Though humans have devised methods to predict a total solar eclipse, animals and insects in nature are faced with a sudden onset of darkness. As skies dim, horses take cover, flying bald eagles change their speeds and honey bees slow their foraging.

Changes in animal and insect behavior during this cosmic event are not only seen—they’re also felt and heard. The Eclipse Soundscapes Project seeks to observe how the eclipse may disrupt diverse ecosystems by using all senses.

“Eclipses are often thought of as a visual event—something that you see,” says Kelsey Perrett, communications coordinator with the Eclipse Soundscapes Project, in a statement. “We want to show that eclipses can be studied in a multi-sensory manner, through sound and feeling and other forms of observation.”

Reports of animals behaving strangely during eclipses have persisted for hundreds of years.

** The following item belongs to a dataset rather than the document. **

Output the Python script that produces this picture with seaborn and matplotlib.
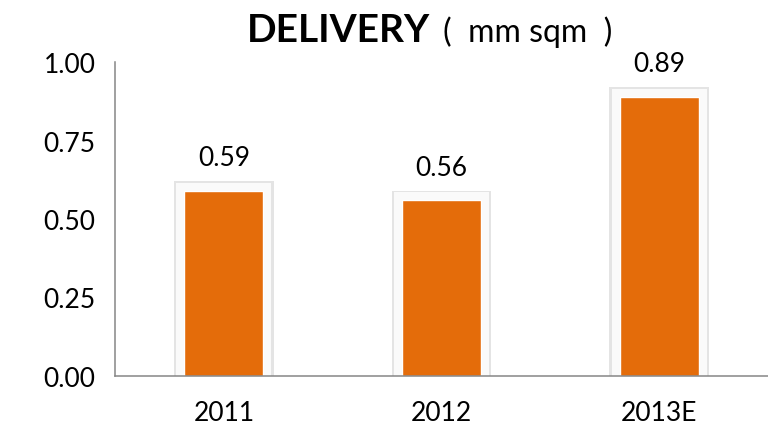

The Eclipse Soundscape Project is inspired by research conducted about a century ago, when a total solar eclipse journeyed over parts of the northeastern U.S. and Canada in 1932. Scientists collected observations from nearly 500 volunteers at the time. By incorporating modern technology, the Eclipse Soundscape Project hopes to repeat this crowdsourced experiment, measuring how animals—especially crickets—react to the eclipse.

The team invites as many people as possible to join the project, regardless of age, experience level or whether they are in the path of totality. One can participate as an “apprentice” by learning more about the event, as a “data analyst” by processing the data collected or as a “facilitator” by uniting and training community members. Those located along the path of totality can serve as “data collectors,” recording the sounds of the eclipse, or “observers,” logging their multi-sensory observations of surrounding nature as the sky darkens.

“When it comes down to it, answering our science questions about how eclipses impact life on Earth depends entirely on the data that people volunteer to contribute,” says Perrett in the statement. “The more audio data and observations we have, the better we can answer these questions.”